Similar to Lambchop in the US, Tindersticks ornately articulate and narrate the tales and travails of wide screen dreams of small town scenes, internal and infernal monologues transmitted as external and eternal dialogues, full of monochromatic-home roots and technicolour escape routes, a splash in the panoramic and all achieved with a mixture of brevity, levity and longevity.
Sadly only (the admittedly glorious) ‘City Sickness’ makes it from their self-titled debut from 1993. That said, as an entrée it sets the tone and throws the listener a bountiful bone: moody, mellow-emphatic, Morricone in a Mackintosh.
1995’s ‘Travelling Light’ (a duet with The Walkabouts’ Carla Torgerson) and ‘Tiny Tears’ capture the group as kitchen-sink poets, who know it and show it, delicate, intricate, immaculate.

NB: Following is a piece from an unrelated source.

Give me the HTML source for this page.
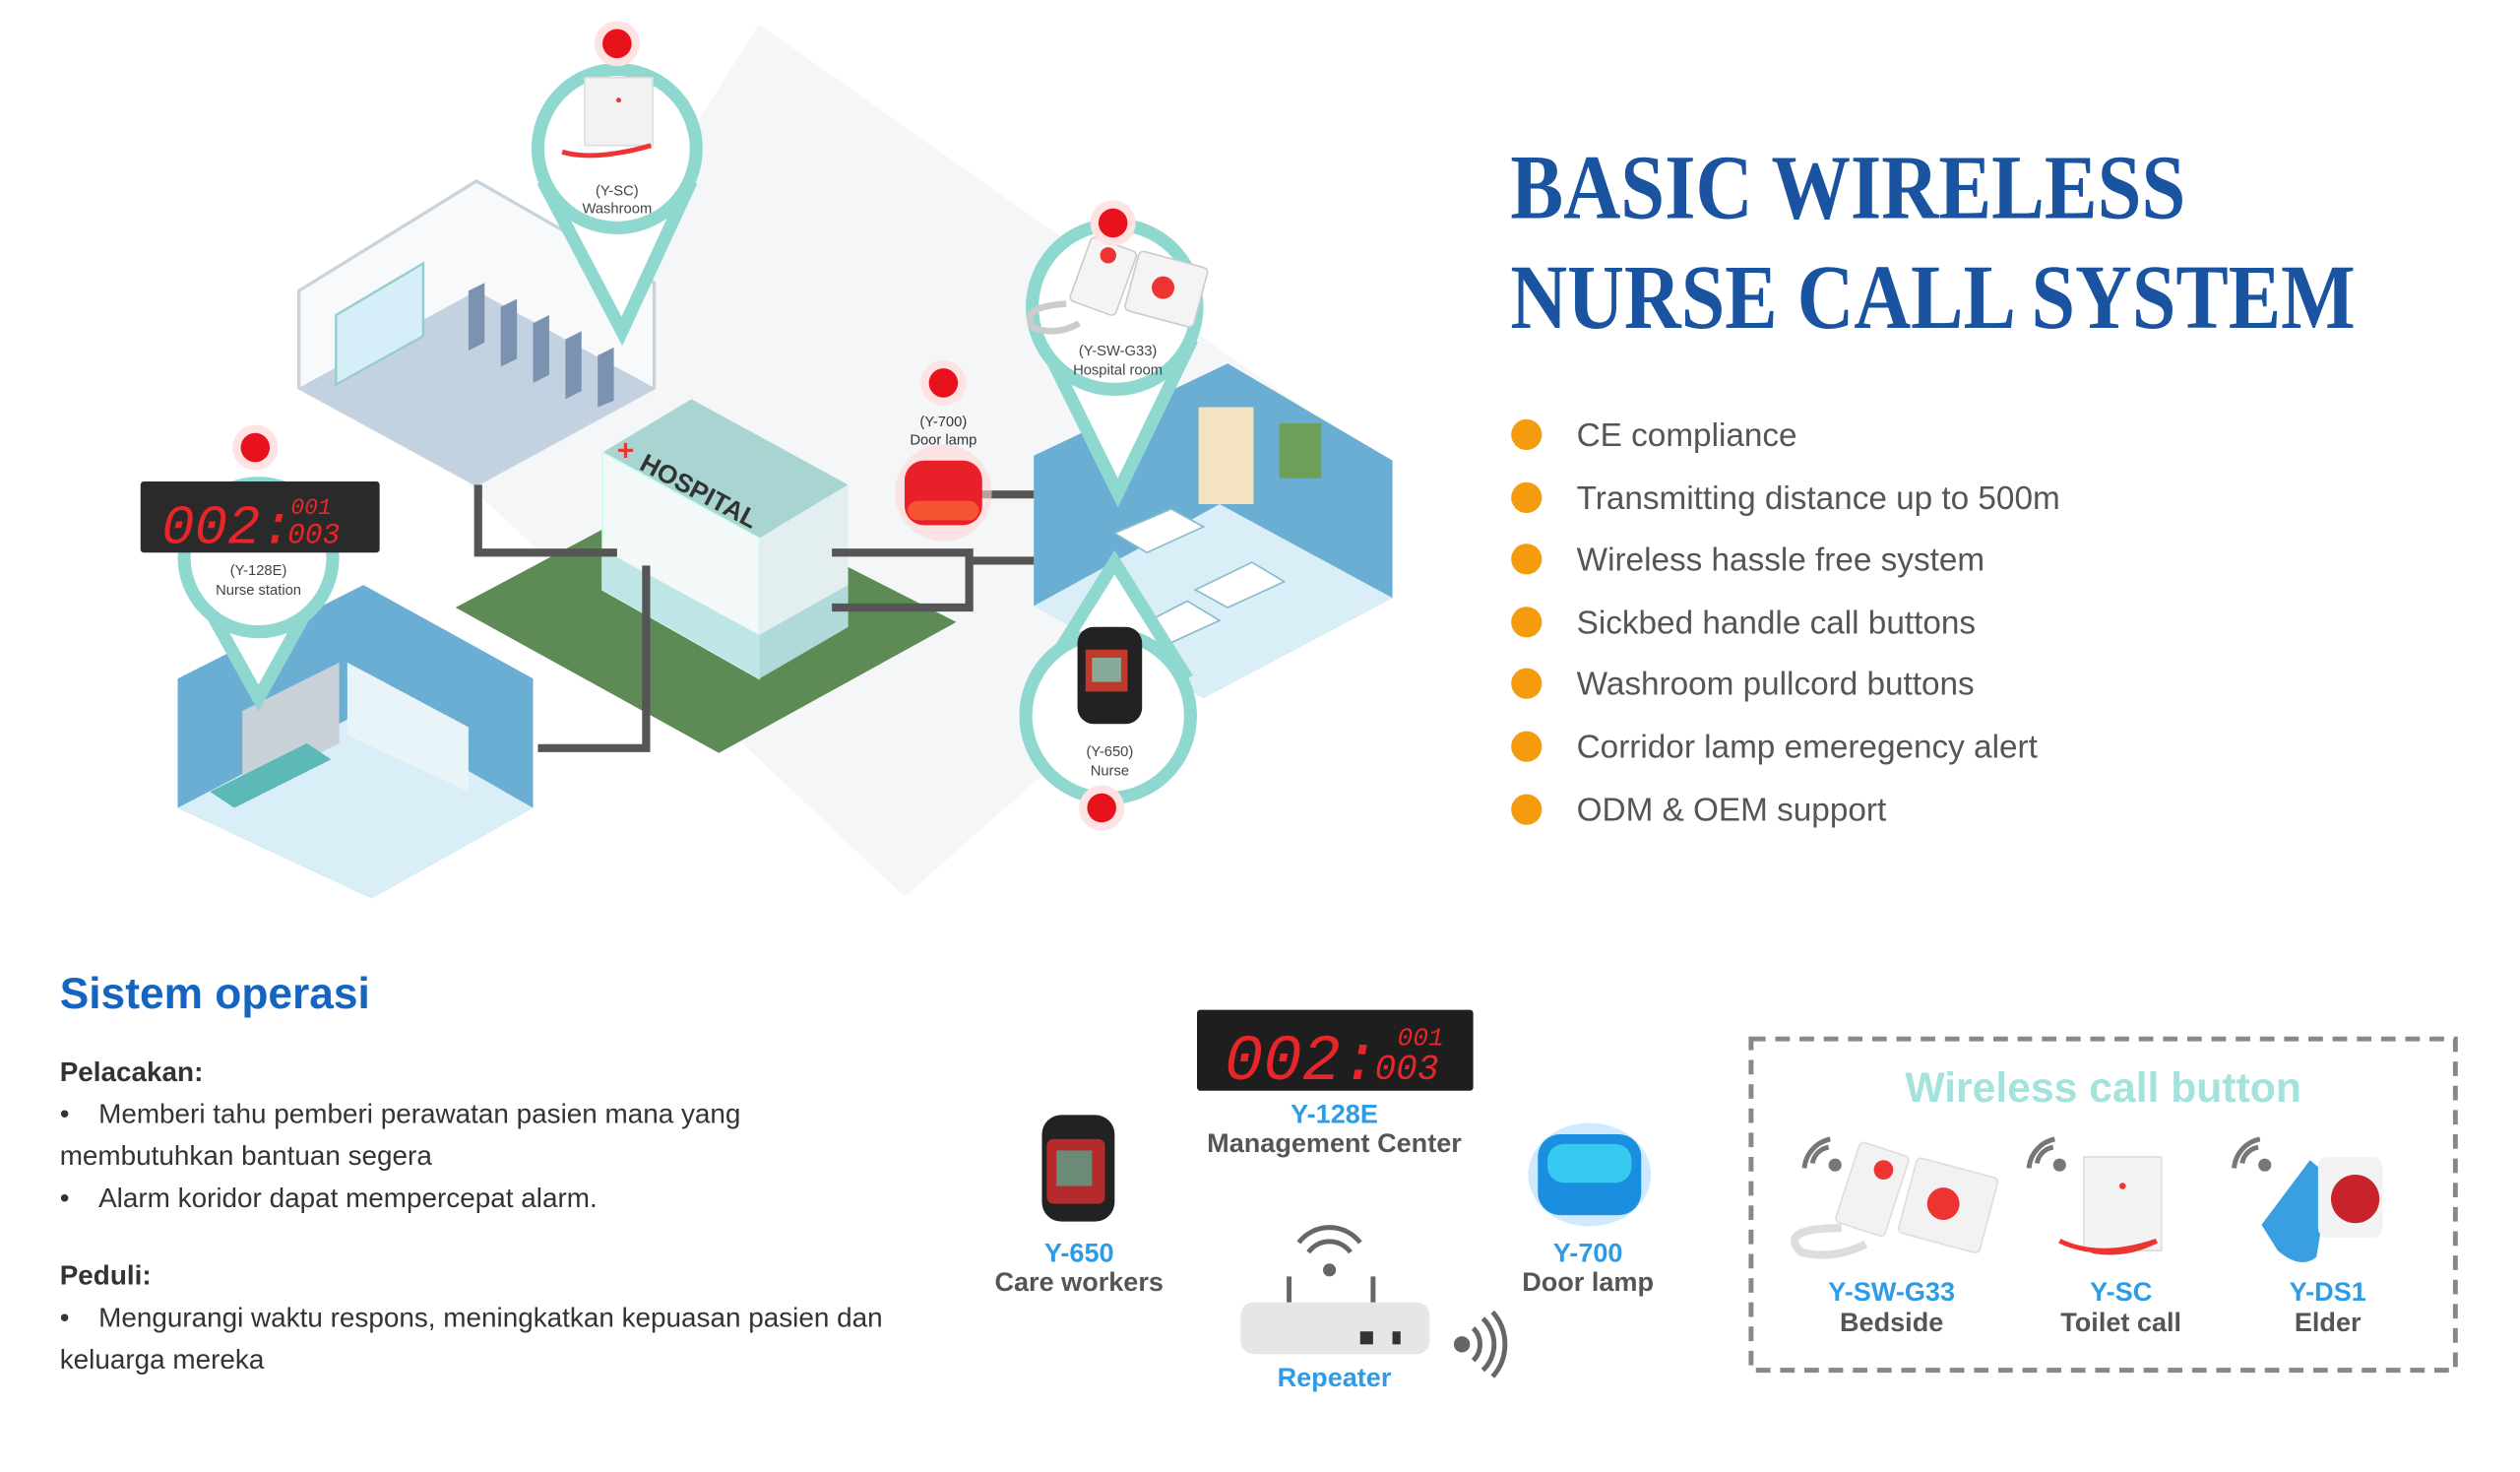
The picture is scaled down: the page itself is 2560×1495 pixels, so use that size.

2003’s ‘Sometimes it hurts’ (a duet with the late American-Canadian singer-songwriter Lhasa de Sela) is the epitome of the frail realities of relations as bleak realisation dawns upon a once bright union. The duo toing and froing their viewpoints with the immortal lyric ‘What once burned so brightly is all but smoke in the air’ eloquently embodying the detritus, the debris and dust of past that’s passed.
2016’s ‘Were we once lovers’ updates Bryan Ferry’s ‘Lounge Lizard’ persona (it ‘is’ a persona …isn’t it?) and transports our protagonist from glitzy environs to the chintzy Labour Club, stale aftershave, booze and smoke impinge upon the souls of the bar-crossed paramours, time’s elapsing creating cracked hearts and broken futures, one of split possessions and endless concessions.
Each song could command an essay of its own, hidden riches with every listen. Treat this as a primer to explore, investigate and disseminate the rest of this group’s catalogue, here are some snatched of thirty years of wondrous stories and lustrous glories, forever developing and enveloping.